Tuesday, November 24, 2009

AP Reviews Zero Hour in NY.

Jim Brochu recreates a funny, volatile Zero Mostel



By JENNIFER FARRAR
Associated Press
2009-11-25 06:20 AM


Comedian and actor Zero Mostel was a very funny and at times very angry man, known for his loyal friendship and volatile personality.

Actor Jim Brochu has created a very funny, at times very angry one-man play, "The Zero Hour," in which he captures the essence of Mostel while revisiting a dark period in American history.

Directed by three-time Academy Award nominee Piper Laurie, the humor-laden yet thoughtful production is now playing off-Broadway at the Theatre at St. Clement's.

Whether sitting at a table or hurling himself around a re-creation of Mostel's beloved watercolor-painting studio, Brochu gives an enthusiastic, unrestrained performance as the outsize, opinionated, triple Tony Award-winning actor.

He looks uncannily like Mostel, complete with weirdly forward-combed hair, bulging eyes and a wide range of expressive stares and wild gesticulation.

With wonderful comedic timing, Brochu covers highlights of Mostel's life by having his character give an often intense, occasionally true interview to an unseen, unheard newspaper reporter. Brochu repeats the question, then launches into his version of the answer.

The dialogue is peppered with well-timed jokes and near-constant humor. But Brochu also depicts Mostel's serious outrage at the U.S. House of Representatives' Un-American Activities Committee hearings in the early 1950s. The hearings resulted in blacklisting people, primarily in the performing arts, after they were named by others _ truthfully or not _ as having been communists.

Brochu's Mostel tells emotion-laden stories about friends whose careers and lives were ruined by the blacklist, which meant they couldn't get work. He bitterly discusses some individuals who ratted on friends and colleagues, caustically referring to the man who named him, along with more than a 150 other people, as "the Babe Ruth of stool pigeons."

In the play, Mostel characterizes the HUAC hearings as a government-sponsored attempt to eradicate the influence of Jewish artists, writers and directors on the general public. Mostel rhetorically asks the reporter, "Why were they targeting actors? Did they think we were giving acting secrets to the enemy?"

Although Brochu has said the play is a tribute to Mostel, he doesn't hesitate to show the darker side of his complex subject. While Mostel speaks lovingly to the reporter about his wife, Kate, he yells nonsense at her and slams down the phone whenever she telephones him during this interview.

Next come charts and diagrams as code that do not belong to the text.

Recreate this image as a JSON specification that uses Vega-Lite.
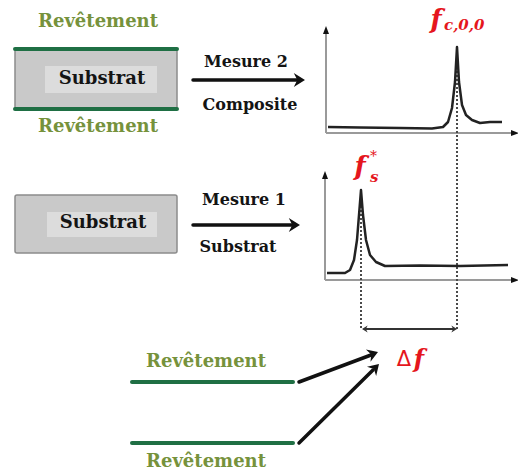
{
"$schema": "https://vega.github.io/schema/vega-lite/v6.json",
"width": 518, "height": 472, "padding": 0, "autosize": {"type": "none"},
"background": "white",
"config": {"view": {"stroke": null}},
"datasets": {
"boxes": [
{"part":"outer","x":15,"x2":177,"y":48,"y2":110},
{"part":"outer","x":15,"x2":177,"y":195,"y2":253},
{"part":"inner","x":45,"x2":157,"y":66,"y2":93},
{"part":"inner","x":47,"x2":157,"y":212,"y2":237}
],
"segments": [
{"part":"coat","x":15,"y":49,"x2":177,"y2":49},
{"part":"coat","x":15,"y":109,"x2":177,"y2":109},
{"part":"coat","x":132,"y":382,"x2":293,"y2":382},
{"part":"coat","x":132,"y":443,"x2":293,"y2":443},
{"part":"axis","x":326,"y":133,"x2":326,"y2":31},
{"part":"axis","x":326,"y":133,"x2":513,"y2":133},
{"part":"axis","x":325,"y":280,"x2":325,"y2":176},
{"part":"axis","x":325,"y":280,"x2":514,"y2":280},
{"part":"shaft","x":193,"y":80,"x2":298,"y2":80},
{"part":"shaft","x":193,"y":225,"x2":293,"y2":225},
{"part":"shaft","x":299,"y":382,"x2":371,"y2":355},
{"part":"shaft","x":299,"y":443,"x2":373,"y2":370},
{"part":"guide","x":457,"y":47,"x2":457,"y2":329},
{"part":"guide","x":361,"y":190,"x2":361,"y2":329},
{"part":"bracket","x":364,"y":329,"x2":455,"y2":329}
],
"curves": [
{"s":"composite","x":328,"y":127},{"s":"composite","x":360,"y":127.5},{"s":"composite","x":400,"y":128},{"s":"composite","x":432,"y":128.5},{"s":"composite","x":443,"y":127},{"s":"composite","x":448,"y":122},{"s":"composite","x":452,"y":108},{"s":"composite","x":455,"y":82},{"s":"composite","x":457,"y":47},{"s":"composite","x":459,"y":82},{"s":"composite","x":462,"y":105},{"s":"composite","x":466,"y":115},{"s":"composite","x":472,"y":120},{"s":"composite","x":480,"y":123},{"s":"composite","x":490,"y":122},{"s":"composite","x":502,"y":122},
{"s":"substrat","x":327,"y":273},{"s":"substrat","x":345,"y":273},{"s":"substrat","x":350,"y":270},{"s":"substrat","x":354,"y":260},{"s":"substrat","x":357,"y":240},{"s":"substrat","x":359,"y":215},{"s":"substrat","x":361,"y":190},{"s":"substrat","x":363,"y":215},{"s":"substrat","x":366,"y":240},{"s":"substrat","x":370,"y":255},{"s":"substrat","x":376,"y":262},{"s":"substrat","x":385,"y":266},{"s":"substrat","x":420,"y":265.5},{"s":"substrat","x":460,"y":266},{"s":"substrat","x":508,"y":265}
],
"heads": [
{"part":"right","x":305,"y":80},
{"part":"right","x":300,"y":225},
{"part":"diag1","x":378,"y":352},
{"part":"diag2","x":379,"y":364},
{"part":"up","x":326,"y":26},
{"part":"up","x":325,"y":171},
{"part":"axisright","x":519,"y":133},
{"part":"axisright","x":519,"y":280},
{"part":"bleft","x":362,"y":329},
{"part":"bright","x":457,"y":329}
],
"labels": [
{"part":"coat","text":"Revêtement","x":98,"y":22},
{"part":"coat","text":"Revêtement","x":98,"y":127},
{"part":"coat","text":"Revêtement","x":206,"y":362},
{"part":"coat","text":"Revêtement","x":206,"y":462},
{"part":"box","text":"Substrat","x":102,"y":79},
{"part":"box","text":"Substrat","x":103,"y":223},
{"part":"arrow","text":"Mesure 2","x":246,"y":62},
{"part":"arrow","text":"Composite","x":250,"y":105},
{"part":"arrow","text":"Mesure 1","x":244,"y":200},
{"part":"arrow","text":"Substrat","x":238,"y":247},
{"part":"mathf","text":"f","x":436,"y":20},
{"part":"sub","text":"c,0,0","x":444,"y":25},
{"part":"mathf","text":"f","x":360,"y":167},
{"part":"sub","text":"s","x":370,"y":177},
{"part":"sup","text":"*","x":370,"y":157},
{"part":"delta","text":"Δ","x":404,"y":360},
{"part":"mathf2","text":"f","x":419,"y":360}
]
},
"encoding": {
"x": {"field":"x","type":"quantitative","scale":{"domain":[0,518],"nice":false,"zero":false},"axis":null},
"y": {"field":"y","type":"quantitative","scale":{"domain":[0,472],"reverse":true,"nice":false,"zero":false},"axis":null}
},
"layer": [
{"data":{"name":"boxes"},"transform":[{"filter":"datum.part==='outer'"}],
 "mark":{"type":"rect","fill":"#c9c9c9","stroke":"#8c8c8c","strokeWidth":1.5,"cornerRadius":2},
 "encoding":{"x2":{"field":"x2"},"y2":{"field":"y2"}}},
{"data":{"name":"boxes"},"transform":[{"filter":"datum.part==='inner'"}],
 "mark":{"type":"rect","fill":"#dcdcdc"},
 "encoding":{"x2":{"field":"x2"},"y2":{"field":"y2"}}},
{"data":{"name":"segments"},"transform":[{"filter":"datum.part==='coat'"}],
 "mark":{"type":"rule","stroke":"#1f6f44","strokeWidth":4,"strokeCap":"round"},
 "encoding":{"x2":{"field":"x2"},"y2":{"field":"y2"}}},
{"data":{"name":"segments"},"transform":[{"filter":"datum.part==='axis'"}],
 "mark":{"type":"rule","stroke":"#9a9a9a","strokeWidth":2},
 "encoding":{"x2":{"field":"x2"},"y2":{"field":"y2"}}},
{"data":{"name":"segments"},"transform":[{"filter":"datum.part==='guide'"}],
 "mark":{"type":"rule","stroke":"#4a4a4a","strokeWidth":2,"strokeDash":[2,2]},
 "encoding":{"x2":{"field":"x2"},"y2":{"field":"y2"}}},
{"data":{"name":"segments"},"transform":[{"filter":"datum.part==='bracket'"}],
 "mark":{"type":"rule","stroke":"#333","strokeWidth":1.8},
 "encoding":{"x2":{"field":"x2"},"y2":{"field":"y2"}}},
{"data":{"name":"segments"},"transform":[{"filter":"datum.part==='shaft'"}],
 "mark":{"type":"rule","stroke":"#111","strokeWidth":3.5,"strokeCap":"round"},
 "encoding":{"x2":{"field":"x2"},"y2":{"field":"y2"}}},
{"data":{"name":"curves"},
 "mark":{"type":"line","stroke":"#222","strokeWidth":2.5,"strokeJoin":"round"},
 "encoding":{"detail":{"field":"s"}}},
{"data":{"name":"heads"},"transform":[{"filter":"datum.part==='right'"}],
 "mark":{"type":"point","shape":"M0,0 L-1.6,-1 L-1.1,0 L-1.6,1 Z","filled":true,"fill":"#111","opacity":1,"size":196,"angle":0}},
{"data":{"name":"heads"},"transform":[{"filter":"datum.part==='diag1'"}],
 "mark":{"type":"point","shape":"M0,0 L-1.6,-1 L-1.1,0 L-1.6,1 Z","filled":true,"fill":"#111","opacity":1,"size":170,"angle":339.6}},
{"data":{"name":"heads"},"transform":[{"filter":"datum.part==='diag2'"}],
 "mark":{"type":"point","shape":"M0,0 L-1.6,-1 L-1.1,0 L-1.6,1 Z","filled":true,"fill":"#111","opacity":1,"size":170,"angle":315.4}},
{"data":{"name":"heads"},"transform":[{"filter":"datum.part==='up'"}],
 "mark":{"type":"point","shape":"M0,0 L0.6,1.6 L-0.6,1.6 Z","filled":true,"fill":"#111","opacity":1,"size":100,"angle":0}},
{"data":{"name":"heads"},"transform":[{"filter":"datum.part==='axisright'"}],
 "mark":{"type":"point","shape":"M0,0 L0.6,1.6 L-0.6,1.6 Z","filled":true,"fill":"#111","opacity":1,"size":100,"angle":90}},
{"data":{"name":"heads"},"transform":[{"filter":"datum.part==='bleft'"}],
 "mark":{"type":"point","shape":"M0,0 L-1.6,-1 L-1.1,0 L-1.6,1 Z","filled":true,"fill":"#333","opacity":1,"size":50,"angle":180}},
{"data":{"name":"heads"},"transform":[{"filter":"datum.part==='bright'"}],
 "mark":{"type":"point","shape":"M0,0 L-1.6,-1 L-1.1,0 L-1.6,1 Z","filled":true,"fill":"#333","opacity":1,"size":50,"angle":0}},
{"data":{"name":"labels"},"transform":[{"filter":"datum.part==='coat'"}],
 "mark":{"type":"text","font":"DejaVu Serif","fontWeight":"bold","fontSize":18,"fill":"#76923c","align":"center","baseline":"middle"},
 "encoding":{"text":{"field":"text"}}},
{"data":{"name":"labels"},"transform":[{"filter":"datum.part==='box'"}],
 "mark":{"type":"text","font":"DejaVu Serif","fontWeight":"bold","fontSize":18,"fill":"#141414","align":"center","baseline":"middle"},
 "encoding":{"text":{"field":"text"}}},
{"data":{"name":"labels"},"transform":[{"filter":"datum.part==='arrow'"}],
 "mark":{"type":"text","font":"DejaVu Serif","fontWeight":"bold","fontSize":16,"fill":"#141414","align":"center","baseline":"middle"},
 "encoding":{"text":{"field":"text"}}},
{"data":{"name":"labels"},"transform":[{"filter":"datum.part==='mathf'"}],
 "mark":{"type":"text","font":"DejaVu Serif","fontStyle":"italic","fontWeight":"bold","fontSize":26,"fill":"#e5161d","align":"center","baseline":"middle"},
 "encoding":{"text":{"field":"text"}}},
{"data":{"name":"labels"},"transform":[{"filter":"datum.part==='sub'"}],
 "mark":{"type":"text","font":"DejaVu Serif","fontStyle":"italic","fontWeight":"bold","fontSize":15,"fill":"#e5161d","align":"left","baseline":"middle"},
 "encoding":{"text":{"field":"text"}}},
{"data":{"name":"labels"},"transform":[{"filter":"datum.part==='sup'"}],
 "mark":{"type":"text","font":"DejaVu Serif","fontStyle":"italic","fontSize":14,"fill":"#e5161d","align":"left","baseline":"middle"},
 "encoding":{"text":{"field":"text"}}},
{"data":{"name":"labels"},"transform":[{"filter":"datum.part==='delta'"}],
 "mark":{"type":"text","font":"DejaVu Sans","fontSize":21,"fill":"#e5161d","align":"center","baseline":"middle"},
 "encoding":{"text":{"field":"text"}}},
{"data":{"name":"labels"},"transform":[{"filter":"datum.part==='mathf2'"}],
 "mark":{"type":"text","font":"DejaVu Serif","fontStyle":"italic","fontWeight":"bold","fontSize":24,"fill":"#e5161d","align":"center","baseline":"middle"},
 "encoding":{"text":{"field":"text"}}}
]
}
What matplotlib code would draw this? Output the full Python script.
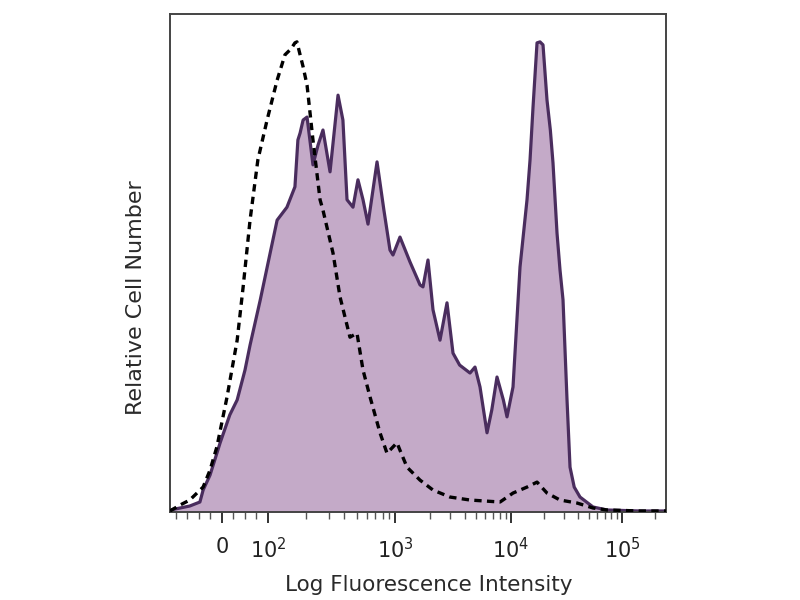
import numpy as np
import matplotlib
matplotlib.use("Agg")
import matplotlib.pyplot as plt
from matplotlib.scale import FuncScale

# ---- data: fluorescence intensity (x) and relative cell number (%, y) ----
stained_x = [-113, -91, -70, -48, -41, -26, -4, 17, 33, 50, 61, 83, 104, 118, 141, 163,
             172, 179, 189, 203, 226, 248, 271, 308, 356, 389, 419, 467, 511, 560, 613,
             722, 818, 913, 964, 1104, 1347, 1643, 1743, 1925, 2126, 2443, 2807, 3162,
             3607, 4432, 4894, 5405, 6211, 6830, 7573, 8590, 9237, 10424, 12054, 13937,
             14840, 15788, 17153, 18250, 19420, 21100, 22610, 23890, 25970, 27630, 29410,
             31960, 34010, 37100, 41840, 54800, 73300, 145000, 249000]
stained_y = [0.4, 0.8, 1.2, 2.0, 4.4, 7.4, 13.9, 19.5, 22.5, 28.5, 33.5, 42.5, 52.0, 58.6,
             61.2, 65.3, 74.7, 76.1, 78.7, 79.3, 69.7, 73.7, 76.7, 68.3, 83.7, 78.7, 62.7,
             61.2, 66.7, 62.7, 57.8, 70.3, 60.6, 52.6, 51.6, 55.2, 50.2, 45.6, 45.2, 50.6,
             40.6, 34.5, 42.0, 31.9, 29.5, 27.9, 29.1, 25.1, 15.9, 20.5, 27.1, 22.5, 19.1,
             25.1, 49.2, 62.7, 70.7, 81.3, 94.2, 94.4, 93.8, 82.7, 76.7, 70.1, 56.0, 48.6,
             42.6, 22.5, 9.0, 5.0, 3.0, 1.0, 0.4, 0.2, 0.2]

control_x = [-113, -91, -70, -41, -26, -11, 11, 33, 46, 61, 78, 98, 118, 136, 152, 163,
             169, 179, 189, 203, 226, 257, 271, 325, 369, 442, 502, 560, 636, 762, 865,
             1040, 1104, 1269, 1643, 2126, 2980, 4432, 8042, 10424, 13937, 17153, 21100,
             27630, 39320, 54800, 73300, 145000, 249000]
control_y = [0.2, 1.4, 2.4, 5.0, 8.4, 13.1, 23.1, 34.5, 45.2, 58.6, 70.7, 78.7, 86.7, 91.8,
             93.0, 94.2, 94.4, 91.8, 89.4, 85.7, 74.7, 62.7, 60.6, 52.0, 43.2, 35.1, 35.9,
             28.5, 23.1, 15.9, 11.8, 13.9, 12.4, 9.0, 6.4, 4.4, 3.0, 2.4, 2.0, 3.8, 5.0,
             6.0, 3.8, 2.4, 1.8, 0.8, 0.4, 0.2, 0.2]

major_vals = [0, 100, 1000, 10000, 100000]
major_labels = ["0", r"$10^2$", r"$10^3$", r"$10^4$", r"$10^5$"]

# ---- biexponential-like display transform ----
_dec = np.array([2.0, 3.0, 4.0, 5.0, 6.0, 9.0])
_pos = np.array([268.0, 395.0, 511.0, 622.0, 733.0, 1066.0])

def forward(v):
    v = np.asarray(v, dtype=float)
    lin = 222.0 + 0.46 * v
    lg = np.interp(np.log10(np.maximum(v, 100.0)), _dec, _pos)
    return np.where(v <= 100, lin, lg)

def inverse(d):
    d = np.asarray(d, dtype=float)
    lin = (d - 222.0) / 0.46
    lg = 10 ** np.interp(np.maximum(d, 268.0), _pos, _dec)
    return np.where(d <= 268, lin, lg)

fig = plt.figure(figsize=(8, 6), dpi=100)
ax = fig.add_axes([0.2125, 0.1467, 0.62, 0.83])
ax.set_xscale(FuncScale(ax, (forward, inverse)))

fill_col = "#c4aac8"
line_col = "#4a2d5e"
ax.fill_between(stained_x, stained_y, 0, color=fill_col, lw=0, zorder=1)
ax.plot(stained_x, stained_y, color=line_col, lw=2.3, zorder=2)
ax.plot(control_x, control_y, color="black", lw=2.4, dashes=(2.2, 1.6), zorder=3)

ax.set_xlim(-113, 249000)
ax.set_ylim(0, 100)

ax.set_xticks(major_vals)
ax.set_xticklabels(major_labels)
minors = [-100, -75, -50, -25, 25, 50, 75]
for e in [100, 1000, 10000, 100000]:
    minors += [k * e for k in range(2, 10) if k * e < 249000]
ax.set_xticks(minors, minor=True)
ax.tick_params(axis="x", which="major", length=8, width=1.3, direction="out",
               labelsize=15, pad=10, colors="#222222")
ax.tick_params(axis="x", which="minor", length=5, width=1.0, direction="out",
               colors="#555555")
ax.set_yticks([])

for s in ax.spines.values():
    s.set_color("#444444")
    s.set_linewidth(1.4)

ax.set_xlabel("Log Fluorescence Intensity", fontsize=15.5, color="#2a2a2a")
ax.xaxis.set_label_coords(0.522, -0.126)
ax.set_ylabel("Relative Cell Number", fontsize=16, color="#2a2a2a")
ax.yaxis.set_label_coords(-0.048, 0.43)

fig.savefig("out.png", dpi=100)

He addresses the reporter's inquiry about him being difficult to work with by telling backstage stories about the films and plays he worked on, citing instances in which he was, in fact, difficult _ airily explaining how his repeated failures to "stick to the script" improved things. When the reporter yet again questions his version of history, Mostel demands incredulously, "You're asking an actor for the truth?"

Zero Mostel died suddenly at age 62 in 1977. Brochu's living restoration has brought Mostel's larger-than-life personality back into the spotlight for a laugh-filled, much-welcomed presentation.

"The Zero Hour" runs through Jan. 31.

1 comment:

Linda Romanelli Leahy said...

Good review but I think my friend, Mary, was more succinct: "On a scale of one to ten, it was a ten!"